3 Мозес (Моше) Монтефиоре (1784–1885), британский (еврейского происхождения) финансист, общественный деятель, филантроп.
4. В устойчивом русском переводе: «ковчег завета» – шкаф или ларец, в котором хранятся свитки Торы.
5. Первоначально этот небольшой мемуарный фрагмент появился в тель-авивской газете «Davar» (1939. 5 февраля) среди материалов, посвященных 60-летнему юбилею Рутенберга.
6. В соответствии с действовавшими в это время нормами доля евреев, принимаемых в высшие учебные заведения столицы, не должна была превышать 3 %, в Казанском и Харьковском учебных округах – 5 %, в учебных округах в зоне «черты оседлости» (Виленский, Киевский, Варшавский, Одесский, Западно-Сибирский) -10 % (Иванов А. 1999: 213).

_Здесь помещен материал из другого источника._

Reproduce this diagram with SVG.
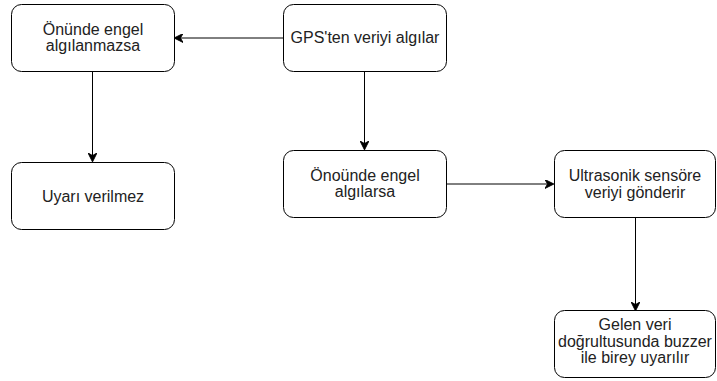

7. Приведенная тирада взята как удачная иллюстрация, не более того. Что касается художественных достоинств рассказа, нет оснований спорить с эмигрантскими критиками, один из которых замечал, что в нем «грозная правда разменена на фальшивую монету мелодрамы» (Звено. 1923. № 28. 13 августа. С. 3), а другой (рецензия на сборник «Одиссея», где рассказ был напечатан, подписана М.) подчеркивал, что автор «не мог справиться» с трагической жизненной коллизией разлада в семье (один из героев-братьев – коммунист, другой – белогвардеец), усложненной национальной проблематикой (Дни. 1923. № 87. 11 февраля. С. 14).